::: Given entries

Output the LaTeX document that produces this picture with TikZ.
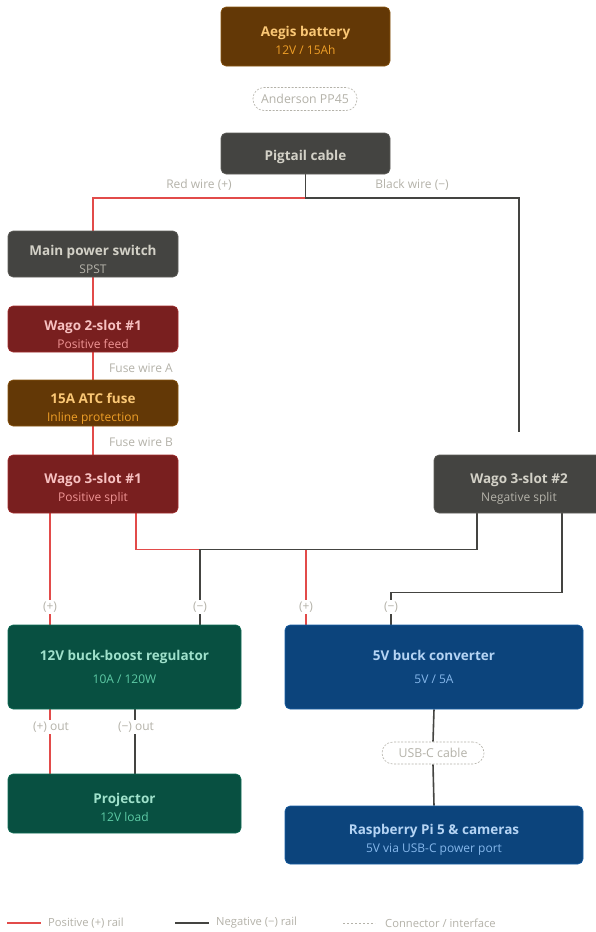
\documentclass[tikz,border=0pt]{standalone}
\usepackage{fontspec}
\setmainfont{Open Sans}
\usetikzlibrary{backgrounds,calc}
\definecolor{redline}{HTML}{E24B4A}
\definecolor{blkline}{HTML}{444441}
\definecolor{lbl}{HTML}{B4B2A9}
\definecolor{brownF}{HTML}{633806}\definecolor{brownD}{HTML}{8A5510}
\definecolor{brownT}{HTML}{FAC775}\definecolor{brownS}{HTML}{EF9F27}
\definecolor{grayF}{HTML}{444441}\definecolor{grayD}{HTML}{5F5E5A}
\definecolor{grayT}{HTML}{D3D1C7}\definecolor{grayS}{HTML}{B4B2A9}
\definecolor{redF}{HTML}{791F1F}\definecolor{redD}{HTML}{A32D2D}
\definecolor{redT}{HTML}{F7C1C1}\definecolor{redS}{HTML}{F09595}
\definecolor{greenF}{HTML}{085041}\definecolor{greenD}{HTML}{0F6E56}
\definecolor{greenT}{HTML}{9FE1CB}\definecolor{greenS}{HTML}{5DCAA5}
\definecolor{blueF}{HTML}{0C447C}\definecolor{blueD}{HTML}{185FA5}
\definecolor{blueT}{HTML}{B5D4F4}\definecolor{blueS}{HTML}{85B7EB}
% #1 title colour, #2 sub colour, #3 title, #4 sub, #5 gap, #6 top strut
\newcommand\bxt[6]{{\color{#1}\fontsize{13.5}{15}\selectfont\bfseries\rule{0pt}{#6}#3}\\[#5]{\color{#2}\fontsize{12}{13}\selectfont #4}}
\begin{document}
\begin{tikzpicture}[x=1pt,y=-1pt,
  box/.style={rounded corners=5pt, inner sep=0pt, align=center, line width=0.6pt,
    font=\fontsize{12}{13}\selectfont},
  brownbox/.style={box, fill=brownF, draw=brownD},
  graybox/.style={box, fill=grayF, draw=grayD},
  redbox/.style={box, fill=redF, draw=redD},
  greenbox/.style={box, fill=greenF, draw=greenD},
  bluebox/.style={box, fill=blueF, draw=blueD},
  pill/.style={draw=lbl, fill=white, rounded corners=11pt, dash pattern=on 2pt off 1.5pt,
    line width=0.6pt, text=lbl, font=\fontsize{12.3}{13}\selectfont, inner sep=0pt},
  lab/.style={fill=white, text=lbl, font=\fontsize{12}{13}\selectfont, inner sep=1.5pt},
  plainlab/.style={text=lbl, font=\fontsize{12}{13}\selectfont, inner sep=0pt},
  posrail/.style={draw=redline, line width=1.6pt},
  negrail/.style={draw=blkline, line width=1.6pt},
  legtext/.style={text=lbl, font=\fontsize{11.2}{12}\selectfont, inner sep=0pt, anchor=west}
]
\useasboundingbox (0,0) rectangle (596,932);
\clip (0,0) rectangle (596,932);

% boxes
\node[brownbox, minimum width=169pt, minimum height=59pt] (bat) at (305.5,36.5)
  {\bxt{brownT}{brownS}{Aegis battery}{12V / 15Ah}{5pt}{18pt}};
\node[pill, minimum width=104pt, minimum height=23pt] (and) at (305,99) {Anderson PP45};
\node[graybox, minimum width=169pt, minimum height=41pt] (pig) at (305.5,153.5)
  {{\color{grayT}\fontsize{13.5}{15}\selectfont\bfseries\rule{0pt}{18pt}Pigtail cable}};
\node[graybox, minimum width=170pt, minimum height=46pt] (sw) at (93,254)
  {\bxt{grayT}{grayS}{Main power switch}{SPST}{5pt}{22pt}};
\node[redbox, minimum width=170pt, minimum height=46pt] (w2) at (93,329)
  {\bxt{redT}{redS}{Wago 2-slot \#1}{Positive feed}{5pt}{22pt}};
\node[brownbox, minimum width=170pt, minimum height=46pt] (fuse) at (93,403)
  {\bxt{brownT}{brownS}{15A ATC fuse}{Inline protection}{5.5pt}{22pt}};
\node[redbox, minimum width=170pt, minimum height=58pt] (w3) at (93,484)
  {\bxt{redT}{redS}{Wago 3-slot \#1}{Positive split}{5pt}{20pt}};
\node[graybox, minimum width=170pt, minimum height=58pt] (w4) at (519,484)
  {\bxt{grayT}{grayS}{Wago 3-slot \#2}{Negative split}{5pt}{20pt}};
\node[greenbox, minimum width=233pt, minimum height=84pt] (reg) at (124.5,667)
  {\bxt{greenT}{greenS}{12V buck-boost regulator}{10A / 120W}{10pt}{0pt}};
\node[bluebox, minimum width=298pt, minimum height=84pt] (buck) at (434,667)
  {\bxt{blueT}{blueS}{5V buck converter}{5V / 5A}{10pt}{0pt}};
\node[greenbox, minimum width=233pt, minimum height=59pt] (proj) at (124.5,803.5)
  {\bxt{greenT}{greenS}{Projector}{12V load}{5pt}{18pt}};
\node[pill, minimum width=102pt, minimum height=22pt] (usb) at (433,753) {USB-C cable};
\node[bluebox, minimum width=298pt, minimum height=58pt] (rpi) at (434,835)
  {\bxt{blueT}{blueS}{Raspberry Pi 5 \& cameras}{5V via USB-C power port}{5pt}{19pt}};

% wire labels
\node[plainlab] (lred) at (199,185) {Red wire (+)};
\node[plainlab] (lblk) at (412,185) {Black wire (−)};
\node[plainlab] (lfa) at (141,368) {Fuse wire A};
\node[plainlab] (lfb) at (141,442) {Fuse wire B};
\node[lab] (lp1) at (50,607) {(+)};
\node[lab] (ln1) at (200,607) {(−)};
\node[lab] (lp2) at (306,607) {(+)};
\node[lab] (ln2) at (391,607) {(−)};
\node[lab] (lpo) at (51,727) {(+) out};
\node[lab] (lno) at (136,727) {(−) out};

% junctions
\coordinate (junc) at (pig.south |- 0,198);
\coordinate (blkend) at (519,432);

\begin{pgfonlayer}{background}
\fill[white] (0,0) rectangle (596,932);
% positive rail
\draw[posrail] (junc) -| (sw.north);
\draw[posrail] (sw.south) -- (w2.north);
\draw[posrail] (w2.south) -- (fuse.north);
\draw[posrail] (fuse.south) -- (w3.north);
\draw[posrail] ([xshift=42pt]w3.south west) -- ([xshift=42pt]reg.north west);
\draw[posrail] ([xshift=128pt]w3.south west) -- ++(0,36) -| ([xshift=21pt]buck.north west);
\draw[posrail] ([xshift=42pt]reg.south west) -- ([xshift=42pt]proj.north west);
% negative rail
\draw[negrail] (pig.south) -- (junc) -| (blkend);
\draw[negrail] ([xshift=43pt]w4.south west) -- ++(0,36) -| ([xshift=192pt]reg.north west);
\draw[negrail] ([xshift=128pt]w4.south west) -- ++(0,79) -| ([xshift=106pt]buck.north west);
\draw[negrail] ([xshift=127pt]reg.south west) -- ([xshift=127pt]proj.north west);
\draw[negrail] (buck.south) -- (usb.north);
\draw[negrail] (usb.south) -- (rpi.north);
\end{pgfonlayer}

% legend
\coordinate (lg1a) at (7,923); \coordinate (lg1b) at (41,923);
\draw[posrail, line width=2pt] (lg1a) -- (lg1b);
\node[legtext] (lgt1) at (48,923) {Positive (+) rail};
\coordinate (lg2a) at (175,923); \coordinate (lg2b) at (209,923);
\draw[negrail, line width=2pt] (lg2a) -- (lg2b);
\node[legtext] (lgt2) at (216,923) {Negative (−) rail};
\coordinate (lg3a) at (343,923); \coordinate (lg3b) at (375,923);
\draw[draw=lbl, line width=0.8pt, dash pattern=on 2pt off 2pt] (lg3a) -- (lg3b);
\node[legtext] (lgt3) at (385,923) {Connector / interface};
\end{tikzpicture}
\end{document}
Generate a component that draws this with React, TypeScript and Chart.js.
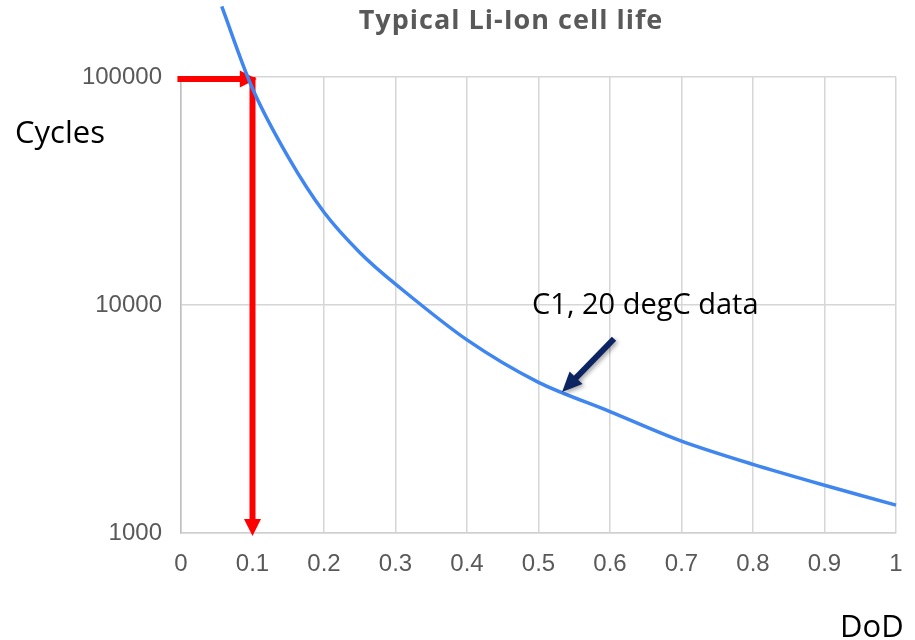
import React, { useEffect, useRef } from "react";
import { Chart, registerables } from "chart.js";

Chart.register(...registerables);

const dodValues = [0.057, 0.1, 0.15, 0.2, 0.25, 0.3, 0.4, 0.5, 0.6, 0.7, 0.8, 0.9, 1.0];
const cycleValues = [204000, 89000, 44500, 25500, 17000, 12350, 7030, 4580, 3410, 2530, 2000, 1620, 1325];
const yTickValues = [1000, 10000, 100000];

const titleText = "Typical Li-Ion cell life";
const yAxisText = "Cycles";
const xAxisText = "DoD";
const noteText = "C1, 20 degC data";

// annotation anchors in data units
const redH = { x0: -0.005, x1: 0.106, y: 98000 };
const redV = { x: 0.1, y0: 100000, y1: 970 };
const noteArrow = { x0: 0.6056, y0: 7110, x1: 0.533, y1: 4150 };
const notePos = { x: 0.491, y: 9140 };

const LABEL_FONT = "'Open Sans', 'Noto Sans', sans-serif";
const TICK_FONT = "'Liberation Sans', Arial, sans-serif";

function drawArrow(
  ctx: CanvasRenderingContext2D,
  x0: number, y0: number, x1: number, y1: number,
  color: string, width: number, headLen: number, headW: number
) {
  const dx = x1 - x0;
  const dy = y1 - y0;
  const len = Math.hypot(dx, dy);
  const ux = dx / len;
  const uy = dy / len;
  const bx = x1 - ux * headLen;
  const by = y1 - uy * headLen;
  ctx.save();
  ctx.strokeStyle = color;
  ctx.fillStyle = color;
  ctx.lineWidth = width;
  ctx.lineCap = "butt";
  ctx.beginPath();
  ctx.moveTo(x0, y0);
  ctx.lineTo(bx + ux * 1, by + uy * 1);
  ctx.stroke();
  ctx.beginPath();
  ctx.moveTo(x1, y1);
  ctx.lineTo(bx - uy * headW / 2, by + ux * headW / 2);
  ctx.lineTo(bx + uy * headW / 2, by - ux * headW / 2);
  ctx.closePath();
  ctx.fill();
  ctx.restore();
}

const overlayPlugin = {
  id: "overlay",
  beforeDatasetsDraw(chart: any) {
    const ctx = chart.ctx as CanvasRenderingContext2D;
    const xs = chart.scales.x;
    const ys = chart.scales.y;
    drawArrow(
      ctx,
      xs.getPixelForValue(redH.x0), ys.getPixelForValue(redH.y),
      xs.getPixelForValue(redH.x1), ys.getPixelForValue(redH.y),
      "#ff0000", 6, 17, 17
    );
    drawArrow(
      ctx,
      xs.getPixelForValue(redV.x), ys.getPixelForValue(redV.y0),
      xs.getPixelForValue(redV.x), ys.getPixelForValue(redV.y1),
      "#ff0000", 6, 17, 17
    );
  },
  afterDatasetsDraw(chart: any) {
    const ctx = chart.ctx as CanvasRenderingContext2D;
    const xs = chart.scales.x;
    const ys = chart.scales.y;
    ctx.save();
    ctx.shadowColor = "rgba(0,0,0,0.35)";
    ctx.shadowBlur = 4;
    ctx.shadowOffsetX = 2;
    ctx.shadowOffsetY = 2;
    drawArrow(
      ctx,
      xs.getPixelForValue(noteArrow.x0), ys.getPixelForValue(noteArrow.y0),
      xs.getPixelForValue(noteArrow.x1), ys.getPixelForValue(noteArrow.y1),
      "#0c2461", 6, 20, 18
    );
    ctx.restore();

    ctx.save();
    ctx.fillStyle = "#000000";
    ctx.font = `29px ${LABEL_FONT}`;
    ctx.textAlign = "left";
    ctx.textBaseline = "alphabetic";
    ctx.fillText(noteText, xs.getPixelForValue(notePos.x), ys.getPixelForValue(notePos.y));

    // title
    ctx.fillStyle = "#595959";
    ctx.font = `bold 27px ${LABEL_FONT}`;
    (ctx as any).letterSpacing = "1px";
    ctx.textAlign = "center";
    ctx.textBaseline = "middle";
    ctx.fillText(titleText, 511, 21);
    (ctx as any).letterSpacing = "0px";

    // axis captions
    ctx.fillStyle = "#000000";
    ctx.font = `31px ${LABEL_FONT}`;
    ctx.textAlign = "left";
    ctx.textBaseline = "alphabetic";
    ctx.fillText(yAxisText, 15, 143);
    ctx.fillText(xAxisText, 840, 637);
    ctx.restore();
  },
};

export default function App() {
  const canvasRef = useRef<HTMLCanvasElement | null>(null);

  useEffect(() => {
    if (!canvasRef.current) return;
    const points = dodValues.map((x, i) => ({ x, y: cycleValues[i] }));
    const chart = new Chart(canvasRef.current, {
      type: "scatter",
      data: {
        datasets: [
          {
            data: points,
            showLine: true,
            borderColor: "#3f86f0",
            backgroundColor: "#3f86f0",
            borderWidth: 3.5,
            pointRadius: 0,
            tension: 0.3,
            clip: false as any,
          } as any,
        ],
      },
      options: {
        responsive: false,
        animation: false,
        layout: { padding: { left: 0, top: 77, right: 19, bottom: 0 } },
        plugins: {
          legend: { display: false },
          title: { display: false },
          tooltip: { enabled: false },
        },
        scales: {
          x: {
            type: "linear",
            min: 0,
            max: 1,
            ticks: {
              stepSize: 0.1,
              color: "#595959",
              font: { family: TICK_FONT, size: 24 },
              padding: 0,
              maxRotation: 0,
              callback: (v: any) => String(Math.round(Number(v) * 10) / 10),
            },
            grid: {
              color: "#d6d6d6",
              lineWidth: 1.5,
              drawTicks: true,
              tickLength: 17,
              tickColor: "rgba(0,0,0,0)",
            },
            border: { color: "#d0d0d0", width: 1.5 },
            afterFit: (scale: any) => {
              scale.height = 107;
            },
          },
          y: {
            type: "logarithmic",
            min: 1000,
            max: 100000,
            afterBuildTicks: (scale: any) => {
              scale.ticks = yTickValues.map((v) => ({ value: v }));
            },
            ticks: {
              color: "#595959",
              font: { family: TICK_FONT, size: 24 },
              padding: 19,
              callback: (v: any) => String(v),
            },
            grid: { color: "#d6d6d6", lineWidth: 1.5, drawTicks: false },
            border: { color: "#bfbfbf", width: 1.5 },
            afterFit: (scale: any) => {
              scale.width = 181;
            },
          },
        },
      },
      plugins: [overlayPlugin],
    });
    return () => chart.destroy();
  }, []);

  return (
    <div style={{ position: "fixed", left: 0, top: 0, width: 915, height: 640, background: "#ffffff" }}>
      <canvas ref={canvasRef} width={915} height={640} />
    </div>
  );
}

::::::

## Task to carry out
Copy out every line that includes the word "this".

## The answer
Output the LaTeX document that produces this picture with TikZ.
Generate a component that draws this with React, TypeScript and Chart.js.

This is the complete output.